Les malices du hasard : « Etonnants voyageurs ».

Comme vous le savez, chère lectrice, cher lecteur, je me plais souvent à souligner les malices du hasard qui se fait volontiers farceur en tout temps mais également, comme vous allez le voir, en tous lieux, même quand ils paraissent les moins propres à la facétie

Ainsi, vient de se tenir en Haïti une réunion d'écrivains et de cinéastes qui avait pourtant titre « Etonnants voyageurs ». Elle devait se tenir à Port-au-Prince il y a deux ans, en février 2010, mais le séisme "Goudou Goudou" (c'est le nom qu'on lui a donné ensuite dans le créole local) survenu le 12 janvier 2010 et qui avait fait dans le pays 200.000 ou 300 000 morts en détruisant quasi complètement la capitale Port-au-Prince avait provoqué son annulation. Pour le coup, les voyageurs prévus étaient moins « étonnants » qu’« étonnés ». Dans la suite, au séisme de 2010 a succédé en 2011, une épidémie de choléra qui a conduit à différer, pour la deuxième fois, ce festival qui, entre temps, s’était tenu à Saint Malô.

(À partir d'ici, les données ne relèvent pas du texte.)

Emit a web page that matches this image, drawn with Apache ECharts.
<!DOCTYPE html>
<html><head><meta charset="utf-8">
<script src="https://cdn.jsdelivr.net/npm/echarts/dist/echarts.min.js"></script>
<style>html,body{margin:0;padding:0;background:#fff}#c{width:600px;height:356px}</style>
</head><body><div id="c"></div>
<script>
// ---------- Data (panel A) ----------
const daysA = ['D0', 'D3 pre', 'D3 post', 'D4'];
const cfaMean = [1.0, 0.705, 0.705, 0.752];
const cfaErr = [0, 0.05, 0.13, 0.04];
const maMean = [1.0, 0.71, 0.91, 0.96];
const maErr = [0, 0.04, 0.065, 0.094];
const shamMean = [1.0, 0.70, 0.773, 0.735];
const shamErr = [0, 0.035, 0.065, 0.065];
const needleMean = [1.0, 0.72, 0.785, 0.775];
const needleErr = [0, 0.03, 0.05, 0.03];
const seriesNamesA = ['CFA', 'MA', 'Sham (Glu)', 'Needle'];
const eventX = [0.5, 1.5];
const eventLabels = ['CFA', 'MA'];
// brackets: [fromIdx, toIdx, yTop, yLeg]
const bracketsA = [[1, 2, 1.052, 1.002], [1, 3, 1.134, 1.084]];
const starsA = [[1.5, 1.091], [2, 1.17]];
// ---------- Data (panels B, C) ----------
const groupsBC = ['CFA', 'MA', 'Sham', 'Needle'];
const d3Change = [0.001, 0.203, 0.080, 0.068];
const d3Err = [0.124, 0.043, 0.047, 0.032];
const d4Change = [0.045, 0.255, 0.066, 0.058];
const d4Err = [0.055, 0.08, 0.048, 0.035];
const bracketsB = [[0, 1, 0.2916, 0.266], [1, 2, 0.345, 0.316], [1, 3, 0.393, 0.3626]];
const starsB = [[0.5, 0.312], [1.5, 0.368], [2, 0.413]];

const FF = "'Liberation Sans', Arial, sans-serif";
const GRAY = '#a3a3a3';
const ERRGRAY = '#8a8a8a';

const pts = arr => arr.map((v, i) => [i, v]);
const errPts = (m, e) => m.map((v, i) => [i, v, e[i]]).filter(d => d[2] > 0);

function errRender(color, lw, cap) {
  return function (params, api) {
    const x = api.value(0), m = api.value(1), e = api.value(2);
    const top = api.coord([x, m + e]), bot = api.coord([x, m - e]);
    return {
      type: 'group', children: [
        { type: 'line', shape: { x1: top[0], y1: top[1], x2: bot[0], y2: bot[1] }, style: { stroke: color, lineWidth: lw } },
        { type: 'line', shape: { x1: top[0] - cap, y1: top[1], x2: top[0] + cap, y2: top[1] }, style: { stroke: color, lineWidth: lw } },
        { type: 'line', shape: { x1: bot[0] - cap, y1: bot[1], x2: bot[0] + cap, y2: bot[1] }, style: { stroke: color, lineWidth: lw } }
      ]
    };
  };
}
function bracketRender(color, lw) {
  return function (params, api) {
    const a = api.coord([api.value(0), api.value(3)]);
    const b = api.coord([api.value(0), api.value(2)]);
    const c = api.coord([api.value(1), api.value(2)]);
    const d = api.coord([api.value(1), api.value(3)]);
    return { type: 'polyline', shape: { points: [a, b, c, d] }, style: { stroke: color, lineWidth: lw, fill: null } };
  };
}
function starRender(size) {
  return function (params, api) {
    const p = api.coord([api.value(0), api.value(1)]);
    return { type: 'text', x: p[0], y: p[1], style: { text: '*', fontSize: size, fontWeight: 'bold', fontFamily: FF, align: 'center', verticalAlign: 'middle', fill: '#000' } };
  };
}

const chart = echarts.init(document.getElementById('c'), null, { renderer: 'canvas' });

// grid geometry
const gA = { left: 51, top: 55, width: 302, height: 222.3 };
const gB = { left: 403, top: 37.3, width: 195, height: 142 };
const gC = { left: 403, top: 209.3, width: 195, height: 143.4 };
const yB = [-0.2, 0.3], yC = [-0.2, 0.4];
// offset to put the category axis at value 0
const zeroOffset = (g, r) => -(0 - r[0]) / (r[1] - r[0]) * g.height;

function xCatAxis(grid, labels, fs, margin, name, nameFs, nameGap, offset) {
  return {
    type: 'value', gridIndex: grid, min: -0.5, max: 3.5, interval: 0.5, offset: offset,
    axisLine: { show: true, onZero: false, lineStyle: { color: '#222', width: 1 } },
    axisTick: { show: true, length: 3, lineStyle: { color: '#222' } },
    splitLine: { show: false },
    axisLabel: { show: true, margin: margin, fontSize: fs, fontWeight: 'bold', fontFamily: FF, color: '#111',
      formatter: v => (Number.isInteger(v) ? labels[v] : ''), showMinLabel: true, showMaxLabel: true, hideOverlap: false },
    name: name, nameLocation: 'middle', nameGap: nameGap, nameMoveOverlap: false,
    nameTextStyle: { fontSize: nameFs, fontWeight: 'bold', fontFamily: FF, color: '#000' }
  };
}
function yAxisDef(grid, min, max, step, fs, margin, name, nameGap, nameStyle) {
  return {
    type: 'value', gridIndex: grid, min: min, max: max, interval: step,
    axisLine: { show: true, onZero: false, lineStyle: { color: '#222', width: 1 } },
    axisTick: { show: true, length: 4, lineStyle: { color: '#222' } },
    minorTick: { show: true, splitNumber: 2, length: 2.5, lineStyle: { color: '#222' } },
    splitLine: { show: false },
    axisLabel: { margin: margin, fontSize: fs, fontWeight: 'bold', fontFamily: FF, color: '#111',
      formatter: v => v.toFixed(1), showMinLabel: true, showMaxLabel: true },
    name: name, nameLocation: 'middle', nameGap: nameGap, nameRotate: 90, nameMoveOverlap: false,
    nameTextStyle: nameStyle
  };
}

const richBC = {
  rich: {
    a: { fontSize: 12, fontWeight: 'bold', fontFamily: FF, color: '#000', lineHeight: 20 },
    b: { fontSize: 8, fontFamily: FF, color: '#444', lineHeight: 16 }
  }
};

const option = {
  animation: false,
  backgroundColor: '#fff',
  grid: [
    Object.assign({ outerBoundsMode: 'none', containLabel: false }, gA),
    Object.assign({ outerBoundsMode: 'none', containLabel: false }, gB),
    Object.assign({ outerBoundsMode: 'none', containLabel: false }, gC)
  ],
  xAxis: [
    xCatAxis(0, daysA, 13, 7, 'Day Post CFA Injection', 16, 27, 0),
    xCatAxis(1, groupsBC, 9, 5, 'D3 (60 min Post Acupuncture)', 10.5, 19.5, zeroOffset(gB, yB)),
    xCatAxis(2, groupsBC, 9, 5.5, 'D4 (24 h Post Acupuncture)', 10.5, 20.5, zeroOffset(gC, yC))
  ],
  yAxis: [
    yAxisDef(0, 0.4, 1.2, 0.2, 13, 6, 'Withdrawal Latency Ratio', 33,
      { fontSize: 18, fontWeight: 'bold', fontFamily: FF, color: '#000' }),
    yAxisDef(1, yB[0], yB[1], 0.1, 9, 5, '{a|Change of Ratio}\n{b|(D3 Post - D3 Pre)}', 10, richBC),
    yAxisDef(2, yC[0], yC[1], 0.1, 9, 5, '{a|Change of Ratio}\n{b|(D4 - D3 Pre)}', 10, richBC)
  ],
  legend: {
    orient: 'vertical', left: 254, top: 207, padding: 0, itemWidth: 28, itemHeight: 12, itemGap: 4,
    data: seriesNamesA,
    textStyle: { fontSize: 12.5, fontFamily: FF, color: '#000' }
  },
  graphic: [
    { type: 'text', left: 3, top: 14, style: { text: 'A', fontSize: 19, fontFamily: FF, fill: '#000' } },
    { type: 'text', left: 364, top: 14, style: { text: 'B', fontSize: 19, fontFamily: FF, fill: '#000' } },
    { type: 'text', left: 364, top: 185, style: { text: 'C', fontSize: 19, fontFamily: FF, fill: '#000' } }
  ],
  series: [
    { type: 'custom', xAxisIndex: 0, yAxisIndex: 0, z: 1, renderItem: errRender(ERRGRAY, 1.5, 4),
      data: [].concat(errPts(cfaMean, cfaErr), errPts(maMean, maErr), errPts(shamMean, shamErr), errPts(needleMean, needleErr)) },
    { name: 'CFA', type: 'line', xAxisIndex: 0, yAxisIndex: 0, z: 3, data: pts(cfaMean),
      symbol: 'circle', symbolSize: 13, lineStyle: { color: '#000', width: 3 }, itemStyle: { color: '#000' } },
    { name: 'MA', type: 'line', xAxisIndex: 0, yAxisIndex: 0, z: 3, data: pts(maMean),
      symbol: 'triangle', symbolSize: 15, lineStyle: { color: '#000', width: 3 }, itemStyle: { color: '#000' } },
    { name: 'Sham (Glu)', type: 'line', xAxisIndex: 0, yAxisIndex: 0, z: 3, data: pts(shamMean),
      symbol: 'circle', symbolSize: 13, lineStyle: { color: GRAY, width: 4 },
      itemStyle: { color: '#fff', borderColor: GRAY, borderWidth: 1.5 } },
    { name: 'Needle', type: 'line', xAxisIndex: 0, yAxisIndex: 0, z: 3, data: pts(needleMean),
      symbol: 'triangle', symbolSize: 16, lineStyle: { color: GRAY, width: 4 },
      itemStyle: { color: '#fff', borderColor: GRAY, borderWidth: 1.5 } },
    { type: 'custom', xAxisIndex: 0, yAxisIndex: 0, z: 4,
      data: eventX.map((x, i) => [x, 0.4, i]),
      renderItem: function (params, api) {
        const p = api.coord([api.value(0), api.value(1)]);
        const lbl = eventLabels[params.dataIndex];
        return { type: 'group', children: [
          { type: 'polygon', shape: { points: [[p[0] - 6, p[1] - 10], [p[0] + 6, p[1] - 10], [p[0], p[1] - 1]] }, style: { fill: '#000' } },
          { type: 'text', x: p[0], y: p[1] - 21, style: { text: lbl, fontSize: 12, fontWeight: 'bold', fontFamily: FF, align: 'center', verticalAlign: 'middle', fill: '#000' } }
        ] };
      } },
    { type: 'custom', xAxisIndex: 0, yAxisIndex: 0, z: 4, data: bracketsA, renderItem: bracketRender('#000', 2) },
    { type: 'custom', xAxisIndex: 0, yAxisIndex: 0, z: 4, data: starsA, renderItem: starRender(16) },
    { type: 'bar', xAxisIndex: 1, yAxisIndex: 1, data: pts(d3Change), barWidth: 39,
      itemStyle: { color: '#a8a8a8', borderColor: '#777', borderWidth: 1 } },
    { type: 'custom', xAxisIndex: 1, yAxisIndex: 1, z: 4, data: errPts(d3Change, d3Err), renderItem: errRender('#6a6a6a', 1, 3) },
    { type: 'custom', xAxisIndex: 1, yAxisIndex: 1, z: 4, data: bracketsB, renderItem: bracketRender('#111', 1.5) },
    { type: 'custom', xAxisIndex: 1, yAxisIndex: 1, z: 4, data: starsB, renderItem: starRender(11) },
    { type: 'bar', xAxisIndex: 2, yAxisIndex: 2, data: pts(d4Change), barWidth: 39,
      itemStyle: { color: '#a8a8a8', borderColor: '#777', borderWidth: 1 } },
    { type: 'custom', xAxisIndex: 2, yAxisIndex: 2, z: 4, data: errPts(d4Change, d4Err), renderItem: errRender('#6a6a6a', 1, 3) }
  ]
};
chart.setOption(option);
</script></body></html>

Cette année le festival a eu lieu comme prévu et il vient de s’achever, sans la moindre catastrophe. En revanche, au même moment mais commencée depuis quelques mois, se joue, en Haïti, une comédie politique où il est fort question aussi de "voyageurs" qui sont tout aussi étonnants, quoique à des titres différents et qui tous appartiennent au monde politique local.

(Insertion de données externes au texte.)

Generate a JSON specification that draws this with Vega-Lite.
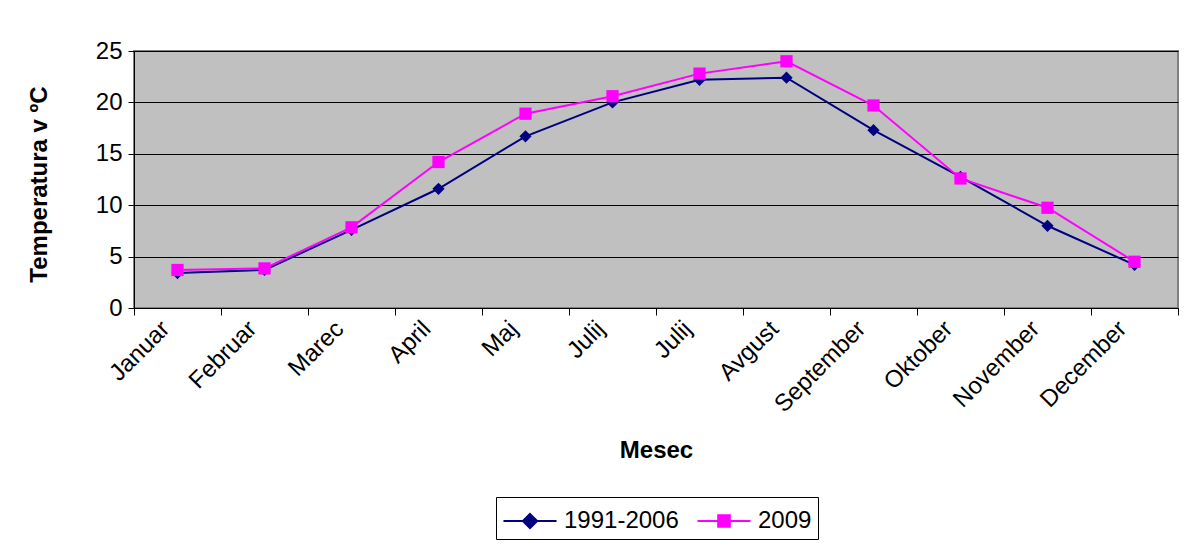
{
  "$schema": "https://vega.github.io/schema/vega-lite/v6.json",
  "width": 1044,
  "height": 257,
  "autosize": {"type": "none"},
  "padding": {"left": 134, "top": 51, "right": 7, "bottom": 237},
  "background": "white",
  "config": {
    "font": "Liberation Sans",
    "view": {"fill": "#C0C0C0", "stroke": "#808080", "strokeWidth": 2}
  },
  "data": {
    "values": [
      {"m": 1, "serija": "1991-2006", "t": 3.4},
      {"m": 2, "serija": "1991-2006", "t": 3.7},
      {"m": 3, "serija": "1991-2006", "t": 7.6},
      {"m": 4, "serija": "1991-2006", "t": 11.6},
      {"m": 5, "serija": "1991-2006", "t": 16.7},
      {"m": 6, "serija": "1991-2006", "t": 20.0},
      {"m": 7, "serija": "1991-2006", "t": 22.2},
      {"m": 8, "serija": "1991-2006", "t": 22.4},
      {"m": 9, "serija": "1991-2006", "t": 17.3},
      {"m": 10, "serija": "1991-2006", "t": 12.75},
      {"m": 11, "serija": "1991-2006", "t": 8.0},
      {"m": 12, "serija": "1991-2006", "t": 4.2},
      {"m": 1, "serija": "2009", "t": 3.7},
      {"m": 2, "serija": "2009", "t": 3.85},
      {"m": 3, "serija": "2009", "t": 7.85},
      {"m": 4, "serija": "2009", "t": 14.2},
      {"m": 5, "serija": "2009", "t": 18.9},
      {"m": 6, "serija": "2009", "t": 20.6},
      {"m": 7, "serija": "2009", "t": 22.8},
      {"m": 8, "serija": "2009", "t": 24.0},
      {"m": 9, "serija": "2009", "t": 19.7},
      {"m": 10, "serija": "2009", "t": 12.6},
      {"m": 11, "serija": "2009", "t": 9.75},
      {"m": 12, "serija": "2009", "t": 4.5}
    ]
  },
  "encoding": {
    "x": {
      "field": "m",
      "type": "ordinal",
      "scale": {"type": "band", "paddingInner": 0, "paddingOuter": 0},
      "axis": {
        "title": "Mesec",
        "titleFont": "Liberation Sans",
        "titleFontSize": 24,
        "titleFontWeight": "bold",
        "titleColor": "black",
        "titleY": 142,
        "titleBaseline": "middle",
        "labelExpr": "['Januar','Februar','Marec','April','Maj','Julij','Julij','Avgust','September','Oktober','November','December'][datum.value - 1]",
        "labelAngle": -45,
        "labelAlign": "right",
        "labelBaseline": "middle",
        "labelFontSize": 24,
        "labelColor": "black",
        "labelPadding": 10,
        "labelOffset": -12,
        "tickBand": "extent",
        "tickSize": 7,
        "tickColor": "black",
        "domainColor": "black",
        "grid": false
      }
    },
    "y": {
      "field": "t",
      "type": "quantitative",
      "scale": {"domain": [0, 25], "nice": false},
      "axis": {
        "values": [0, 5, 10, 15, 20, 25],
        "title": "Temperatura v ºC",
        "titleFont": "Liberation Sans",
        "titleFontSize": 24,
        "titleFontWeight": "bold",
        "titleColor": "black",
        "titleX": -95,
        "titleY": 133,
        "titleAngle": -90,
        "titleBaseline": "middle",
        "titleAlign": "center",
        "labelFontSize": 24,
        "labelColor": "black",
        "labelPadding": 6,
        "tickSize": 6,
        "tickColor": "black",
        "domainColor": "black",
        "grid": true,
        "gridColor": "black",
        "gridWidth": 1,
        "gridOpacity": 1
      }
    }
  },
  "layer": [
    {
      "mark": {"type": "line", "strokeWidth": 2},
      "encoding": {
        "color": {
          "field": "serija",
          "type": "nominal",
          "scale": {"domain": ["1991-2006", "2009"], "range": ["#000080", "#FF00FF"]},
          "legend": {
            "title": null,
            "orient": "none",
            "legendX": 362,
            "legendY": 446,
            "direction": "horizontal",
            "labelFontSize": 24,
            "labelColor": "black",
            "labelFont": "Liberation Sans",
            "symbolSize": 1100,
            "symbolStrokeWidth": 2,
            "symbolOffset": 10,
            "columnPadding": 14,
            "labelOffset": 16,
            "padding": 6,
            "strokeColor": "black",
            "fillColor": "white",
            "encode": {
              "symbols": {
                "update": {
                  "shape": {"signal": "datum.value === '2009' ? 'M-1.6,0H1.6M-0.35,-0.35H0.35V0.35H-0.35Z' : 'M-1.6,0H1.6M0,-0.43L0.43,0L0,0.43L-0.43,0Z'"},
                  "fill": {"scale": "color", "field": "value"},
                  "fillOpacity": {"value": 1}
                }
              }
            }
          }
        }
      }
    },
    {
      "transform": [{"filter": "datum.serija === '1991-2006'"}],
      "mark": {"type": "point", "filled": true, "opacity": 1, "size": 150, "shape": "diamond", "color": "#000080"}
    },
    {
      "transform": [{"filter": "datum.serija === '2009'"}],
      "mark": {"type": "point", "filled": true, "opacity": 1, "size": 150, "shape": "square", "color": "#FF00FF"}
    }
  ]
}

On sait que c'est avec de grandes difficultés qu'ont eu lieu, il y a maintenant plus d'un an, les élections présidentielles haïtiennes ; le nouveau président, Michel Martelly, un ancien chanteur surnommé, en créole, « tèt kalé » en raison de son absence de cheveux (du verbe français « écalé », dont on usait surtout pour les œufs, ce qui, en la circonstance, est particulièrement convenable) , a été élu non sans difficultés, avant d'en connaître plus encore dans la formation d’un gouvernement.

Le problème majeur du président est que, quelles que soient les conditions de son élection par le peuple, il ne dispose d'aucun soutien parlementaire et que, par conséquent, il a eu beaucoup de mal à constituer un gouvernement dont le Premier Ministre Garry Conille, choisi après le refus parlementaire de deux ou trois autres propositions, a été fortement contesté dès sa nomination.

Le problème d'Haïti tient à ce que la plupart des hommes politiques, vu le contexte économique général du pays, ont passé quelques années en Amérique du Nord, aux États-Unis ou au Canada, où ils se sont, pour beaucoup, cherché des fonctions diverses, en particulier dans des organismes internationaux.

De ce fait les rapports entre les Haïtiens demeurés au pays et ceux qui ont choisi, pour des périodes plus ou moins longues, voire définitivement, de faire carrière hors d'Haïti dans la diaspora nord-américaine, sont, pour le moins, complexes ; les premiers reprochent aux seconds d'avoir fui les réalités nationales, alors même que beaucoup d'entre eux seraient prêts à le faire s'ils en avaient la possibilité. La fuite des cerveaux est un problème constant d'Haïti, à un degré plus élevé encore que dans de nombreux pays qu'on disait autrefois en voie de développement, quand on croyait encore à cette illusion.

De ce fait, au sein de l'opposition parlementaire à laquelle le président Martelly se trouve confronté, de nombreux hommes politiques, revenus au pays ou qui n’en sont pas partis, s’emploient à tailler des croupières aussi bien au président lui-même qu'à la plupart des ministres qu'il a désignés. S’ajoutent à cela les rivalités entre les partisans des anciens présidents puisque trois d’entre eux au moins (Duvalier dit « Baby Doc », Aristide et Préval) sont toujours au pays !

La voie de la contestation politique de l'équipe présidentielle et ministérielle consiste, vu les dispositions de la loi électorale locale, à tenter d'établir que le président comme nombre de ses ministres disposent, outre leur passeport haïtien, de passeports d'autres pays, ce qui permet de contester leur droit à exercer en Haïti ce genre de fonction.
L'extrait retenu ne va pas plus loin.